In the late 1930s Schoenberg reached yet another turning point. Since the experiments of the 1920s that led to his development of the 12-tone "system" of composition, Schoenberg had been applying his ideas to models drawn from earlier periods of Western music history. As his search progressed through the Baroque and Classical eras and into the Romantic, he found himself confronted with his own early style. This may be the reason he attempted to rework his Chamber Symphony No. 2, begun immediately after he had finished the Chamber Symphony No. 1, Op. 9, in July 1906, and set down in 1916.

Described by Schoenberg himself as tonal in 1948, his Chamber Symphony No. 2 elicited an artistic "soul search." When he picked up the sketches for the work in 1938, he found he was not the same composer he had been in 1906. Schoenberg changed little of the first movement, but nearly half of the second was newly composed, and he added what he called a "third movement" that functions more as a coda to the second.

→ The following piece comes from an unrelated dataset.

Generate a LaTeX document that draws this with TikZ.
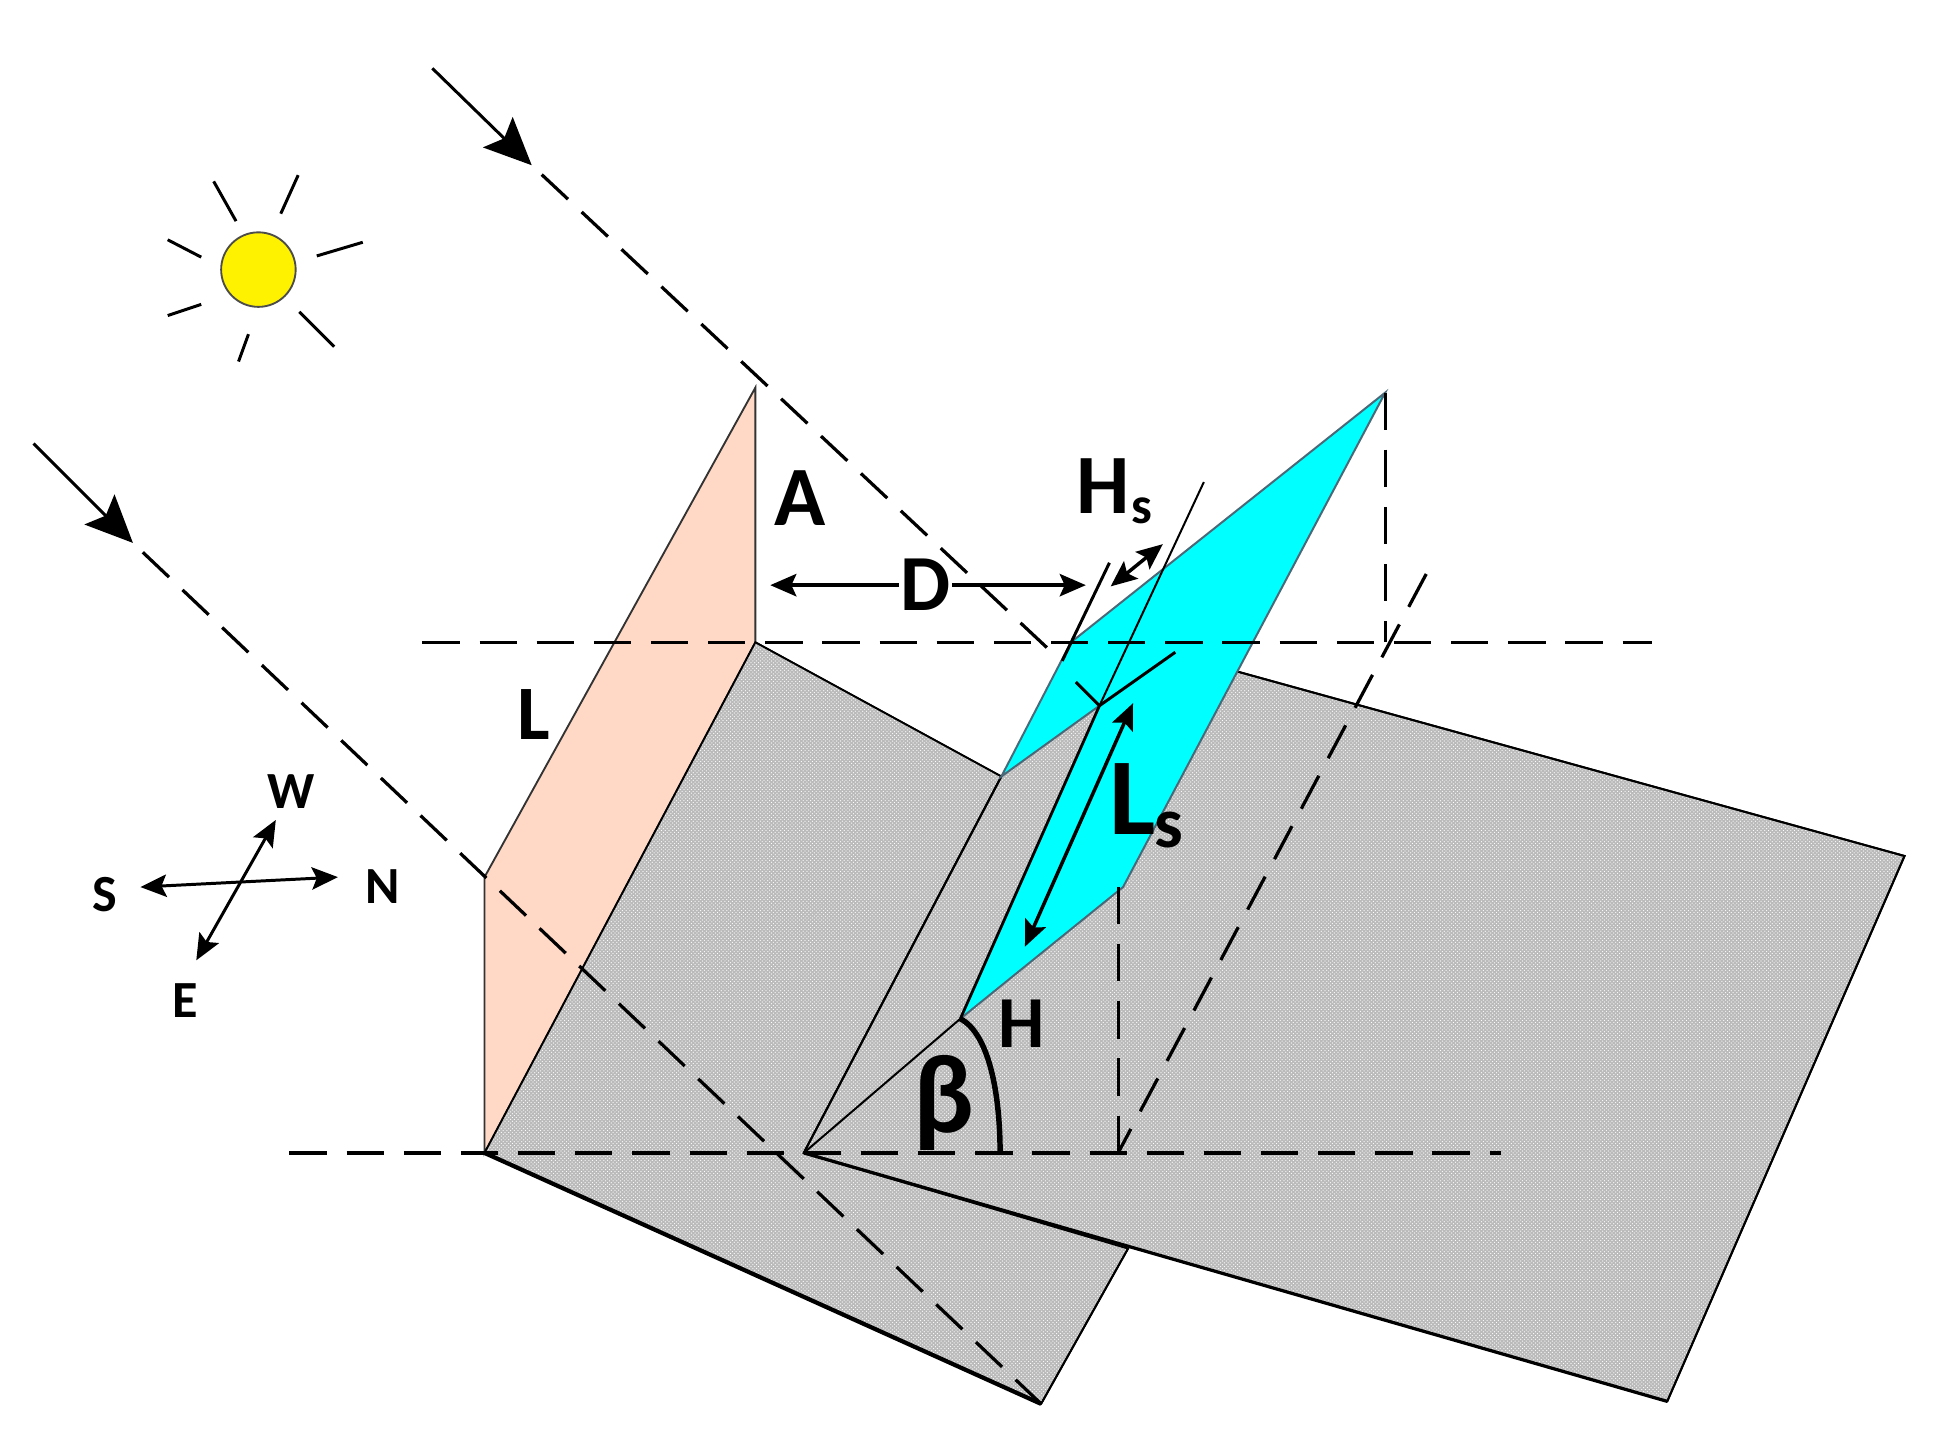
\documentclass[tikz,border=0pt]{standalone}
\usepackage{fontspec}
\setmainfont{Carlito}
\usetikzlibrary{arrows.meta,patterns}
\definecolor{panelgray}{RGB}{186,186,186}
\definecolor{wallpeach}{RGB}{255,217,197}
\definecolor{shadecyan}{RGB}{0,255,255}
\tikzset{
    %Define standard arrow tip
    >={Stealth[length=21pt,width=18pt,inset=4pt]},
    raytip/.style={-{Stealth[length=38pt,width=34pt,inset=7pt]},line width=2.4pt},
    %Define style for surfaces
    panel/.style={
           preaction={fill=panelgray},
           pattern=crosshatch dots,
           pattern color=white,
           draw=black, line width=1.5pt},
    wall/.style={
           fill=wallpeach,
           draw=black!80, line width=1.5pt},
    shade/.style={
           fill=shadecyan,
           draw=black!60!cyan, line width=1.6pt},
    % Define line styles
    guide/.style={dash pattern=on 30pt off 16pt, line width=2.6pt},
    raydash/.style={dash pattern=on 29pt off 15pt, dash phase=33pt, line width=2.6pt},
    thin edge/.style={line width=1.6pt},
    heavy edge/.style={line width=3.4pt},
    dim/.style={<->, line width=2.8pt},
    sunray/.style={line width=2.4pt},
    % Define label styles
    lab/.style={font=\bfseries\fontsize{#1}{#1}\selectfont, inner sep=1pt}
}
\begin{document}
\begin{tikzpicture}[x=1pt,y=-1pt]
\useasboundingbox (0,0) rectangle (1568,1168);
% points of the site
\coordinate (wallTop) at (608,312);
\coordinate (wallFoot) at (608,517);
\coordinate (wallLow) at (390,706);
\coordinate (wallBase) at (390,928);
\coordinate (rowEnd) at (806,625);
\coordinate (rowNear) at (838,1130);
\coordinate (rowCut) at (908,1005);
\coordinate (nextFoot) at (647,928);
\coordinate (nextTop) at (900,514);
\coordinate (nextBack) at (1533,689);
\coordinate (nextNear) at (1342,1128);
% panel
\coordinate (panTop) at (1115,316);
\coordinate (panEdge) at (862,517);
\coordinate (panFold) at (885,568);
\coordinate (panLow) at (773,820);
\coordinate (panKnee) at (904,714);

\fill[panel] (wallBase) -- (wallFoot) -- (rowEnd) -- (nextFoot) -- (rowCut) -- (rowNear) -- cycle;
\draw[wall] (wallTop) -- (wallLow) -- (wallBase) -- (wallFoot) -- cycle;
\draw[panel] (wallBase) -- (wallFoot) -- (rowEnd);
\draw[panel] (rowCut) -- (rowNear);
\fill[panel] (nextFoot) -- (rowEnd) -- (nextTop) -- (nextBack) -- (nextNear) -- cycle;
\draw[thin edge] (nextFoot) -- (rowEnd);
\draw[thin edge] (nextTop) -- (nextBack) -- (nextNear);
\draw[heavy edge] (wallBase) -- (rowNear);
\draw[line width=2.6pt] (nextFoot) -- (nextNear);
\draw[shade] (panTop) -- (panEdge) -- (rowEnd) -- (panFold) -- (panLow) -- (panKnee) -- cycle;

% guide lines
\coordinate (upW) at (340,517);
\coordinate (upE) at (1330,517);
\coordinate (lowW) at (233,928);
\coordinate (lowE) at (1208,928);
\coordinate (topDrop) at (1115,517);
\coordinate (kneeTop) at (900,714);
\coordinate (kneeDrop) at (900,928);
\coordinate (slantEnd) at (1148,462);
\draw[guide] (upW) -- (upE);
\draw[guide] (lowW) -- (lowE);
\draw[guide] (panTop) -- (topDrop);
\draw[guide] (kneeTop) -- (kneeDrop);
\draw[guide] (slantEnd) -- (kneeDrop);

% sun rays with arrow
\coordinate (rayAa) at (348,55);
\coordinate (rayAb) at (428,133);
\coordinate (rayAc) at (852,530);
\coordinate (rayBa) at (27,357);
\coordinate (rayBb) at (107,437);
\draw[raytip] (rayAa) -- (rayAb);
\draw[raytip] (rayBa) -- (rayBb);
\draw[raydash] (rayAb) -- (rayAc);
\draw[raydash] (rayBb) -- (rowNear);

% thickness and fold lines
\coordinate (foldEnd) at (969,388);
\coordinate (edgeEnd) at (893,453);
\coordinate (edgeLow) at (855,532);
\coordinate (tickA) at (946,525);
\coordinate (tickB) at (866,549);
\draw[line width=1.6pt] (foldEnd) -- (panFold);
\draw[line width=2.4pt] (edgeEnd) -- (edgeLow);
\draw[line width=2.4pt] (tickA) -- (panFold) -- (tickB);
\draw[line width=2.2pt] (panFold) -- (panLow);

% dimensions
\node[lab=64] (D) at (745,471) {D};
\coordinate (dimW) at (620,471);
\coordinate (dimE) at (874,471);
\draw[<-,line width=2.8pt] (dimW) -- (D);
\draw[<-,line width=2.8pt] (dimE) -- (D);
\coordinate (hsA) at (936,438);
\coordinate (hsB) at (894,472);
\draw[dim] (hsA) -- (hsB);
\coordinate (lsA) at (912,566);
\coordinate (lsB) at (825,762);
\draw[dim] (lsA) -- (lsB);

% angle
\coordinate (arcEnd) at (805,928);
\draw[line width=1.6pt] (nextFoot) -- (panLow);
\draw[line width=4.4pt] (panLow) .. controls (796,832) and (805,880) .. (arcEnd);

% sun
\node[circle, fill=yellow, draw=black!70, line width=1.5pt, minimum size=60pt, inner sep=0pt] (sun) at (208,217) {};
\foreach \xa/\ya/\xb/\yb in {172/146/190/178, 240/141/226/172, 135/193/162/207, 135/254/162/245, 292/195/255/206, 241/251/269/279, 192/291/200/269}
    \draw[sunray] (\xa,\ya) -- (\xb,\yb);

% compass
\node[lab=42] (compW) at (234,637) {W};
\node[lab=42] (compS) at (84,720) {S};
\node[lab=42] (compN) at (308,714) {N};
\node[lab=42] (compE) at (149,805) {E};
\coordinate (arrS) at (113,714);
\coordinate (arrN) at (272,706);
\coordinate (arrW) at (222,660);
\coordinate (arrE) at (158,773);
\draw[dim, line width=2.4pt] (arrS) -- (arrN);
\draw[dim, line width=2.4pt] (arrW) -- (arrE);

% labels
\node[lab=68] (A) at (644,401) {A};
\node[lab=62] (L) at (430,575) {L};
\node[lab=59] (H) at (822,824) {H};
\node[lab=90] (beta) at (760,888) {β};
\node[lab=68] (Hs) at (888,391) {H};
\node[lab=42, anchor=base west, inner sep=0pt, yshift=-8pt] (HsSub) at (Hs.base east) {s};
\node[lab=88] (Ls) at (912,643) {L};
\node[lab=58, anchor=base west, inner sep=0pt, yshift=-11pt, xshift=-3pt] (LsSub) at (Ls.base east) {s};
\end{tikzpicture}
\end{document}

After a hesitant introduction reminiscent of Verklärte Nacht, a rising string theme begins immediate development, the increased tension reaching a climax culminating in silence. Low strings enter under a flute playing an inversion of the string theme before cellos begin a new theme, which is taken up by trumpet and clarinet. The piece continues with extended development of this material, featuring a Mahlerian tendency for a melody or figure to begin in one instrument and move to another. Harmonies tend to move by step, often with all parts moving in parallel. The close of the movement revisits the earlier themes, although re-orchestrated and at a slower tempo. The rambunctious second movement, marked con fuoco, shows the influence of Schoenberg's work since 1906. Seemingly unrelated elements occur simultaneously, and the total fabric of the composition is much thicker than that of the first movement. A more aggressive overall atmosphere includes pizzicato passages and sharp brass attacks, and the orchestration in general is more representative of later Schoenberg. The slow coda takes up some of the material from the opening, while chords built on fourths make up a large part of a tonal scheme that, again, features harmonies that move by step.

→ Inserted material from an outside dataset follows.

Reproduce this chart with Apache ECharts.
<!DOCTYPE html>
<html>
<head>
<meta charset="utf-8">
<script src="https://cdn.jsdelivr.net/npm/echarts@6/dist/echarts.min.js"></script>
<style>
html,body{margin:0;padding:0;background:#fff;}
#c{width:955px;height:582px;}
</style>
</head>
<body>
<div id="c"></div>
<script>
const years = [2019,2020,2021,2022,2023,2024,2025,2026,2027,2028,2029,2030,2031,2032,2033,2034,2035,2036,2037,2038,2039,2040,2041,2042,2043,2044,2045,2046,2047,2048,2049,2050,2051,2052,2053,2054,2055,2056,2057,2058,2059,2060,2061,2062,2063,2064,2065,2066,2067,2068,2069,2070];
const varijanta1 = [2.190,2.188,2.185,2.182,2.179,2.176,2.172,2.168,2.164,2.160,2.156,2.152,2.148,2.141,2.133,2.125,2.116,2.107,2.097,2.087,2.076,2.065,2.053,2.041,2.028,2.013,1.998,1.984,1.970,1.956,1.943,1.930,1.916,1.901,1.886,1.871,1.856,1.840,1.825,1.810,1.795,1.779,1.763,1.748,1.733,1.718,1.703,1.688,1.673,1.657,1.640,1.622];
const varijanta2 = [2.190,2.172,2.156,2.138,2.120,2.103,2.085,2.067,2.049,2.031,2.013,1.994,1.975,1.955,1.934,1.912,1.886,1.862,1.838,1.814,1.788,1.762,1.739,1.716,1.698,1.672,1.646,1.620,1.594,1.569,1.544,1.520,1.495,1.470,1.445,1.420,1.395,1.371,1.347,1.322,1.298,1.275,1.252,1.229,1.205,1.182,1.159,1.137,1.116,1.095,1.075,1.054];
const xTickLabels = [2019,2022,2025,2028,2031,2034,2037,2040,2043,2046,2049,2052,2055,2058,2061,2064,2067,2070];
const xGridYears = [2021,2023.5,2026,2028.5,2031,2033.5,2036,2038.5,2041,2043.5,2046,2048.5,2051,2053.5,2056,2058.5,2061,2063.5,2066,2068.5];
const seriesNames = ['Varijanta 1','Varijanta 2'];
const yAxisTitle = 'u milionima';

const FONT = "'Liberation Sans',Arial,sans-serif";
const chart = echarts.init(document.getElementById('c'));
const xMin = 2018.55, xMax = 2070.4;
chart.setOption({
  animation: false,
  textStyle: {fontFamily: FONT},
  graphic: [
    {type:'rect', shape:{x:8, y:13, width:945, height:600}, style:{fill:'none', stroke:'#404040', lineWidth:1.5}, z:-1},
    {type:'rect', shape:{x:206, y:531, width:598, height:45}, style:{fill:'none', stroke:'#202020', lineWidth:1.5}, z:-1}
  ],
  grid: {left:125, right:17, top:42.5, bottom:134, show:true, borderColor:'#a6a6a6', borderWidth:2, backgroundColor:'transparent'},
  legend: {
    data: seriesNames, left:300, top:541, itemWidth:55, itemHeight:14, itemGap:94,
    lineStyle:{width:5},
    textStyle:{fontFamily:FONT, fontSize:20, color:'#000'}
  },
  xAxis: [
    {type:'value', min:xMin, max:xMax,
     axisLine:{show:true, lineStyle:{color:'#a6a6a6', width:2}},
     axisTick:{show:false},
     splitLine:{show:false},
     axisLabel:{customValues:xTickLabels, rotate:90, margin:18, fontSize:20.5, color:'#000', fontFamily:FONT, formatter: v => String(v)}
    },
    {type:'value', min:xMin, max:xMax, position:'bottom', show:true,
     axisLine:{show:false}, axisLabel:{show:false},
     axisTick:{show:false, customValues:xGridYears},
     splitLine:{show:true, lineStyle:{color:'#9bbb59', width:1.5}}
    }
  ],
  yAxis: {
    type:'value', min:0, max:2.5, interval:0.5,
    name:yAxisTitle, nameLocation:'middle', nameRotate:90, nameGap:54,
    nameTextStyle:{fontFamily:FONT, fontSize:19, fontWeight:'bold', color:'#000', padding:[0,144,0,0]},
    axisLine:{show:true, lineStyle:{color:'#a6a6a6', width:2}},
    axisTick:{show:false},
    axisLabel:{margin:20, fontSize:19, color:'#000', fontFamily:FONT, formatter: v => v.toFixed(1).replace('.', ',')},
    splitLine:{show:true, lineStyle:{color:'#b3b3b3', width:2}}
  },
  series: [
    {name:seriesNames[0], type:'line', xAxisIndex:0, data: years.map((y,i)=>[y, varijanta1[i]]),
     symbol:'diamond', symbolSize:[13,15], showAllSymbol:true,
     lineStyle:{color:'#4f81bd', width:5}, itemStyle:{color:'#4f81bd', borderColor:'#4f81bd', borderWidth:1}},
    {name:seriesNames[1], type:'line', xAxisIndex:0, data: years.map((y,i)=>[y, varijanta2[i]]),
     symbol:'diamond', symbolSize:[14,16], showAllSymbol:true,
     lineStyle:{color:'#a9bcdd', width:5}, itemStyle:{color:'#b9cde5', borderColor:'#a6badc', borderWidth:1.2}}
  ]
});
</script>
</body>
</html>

Fritz Stiedry conducted the premiere of the Chamber Symphony No. 2 in New York on December 15, 1940. Stiedry had known Schoenberg since October 1924 when he conducted the premiere of Schoenberg's Die glückliche Hand in Vienna. It is possible that Stiedry urged Schoenberg to complete his Chamber Symphony No. 2, for there exists correspondence from the composer to the conductor relating his progress on the work.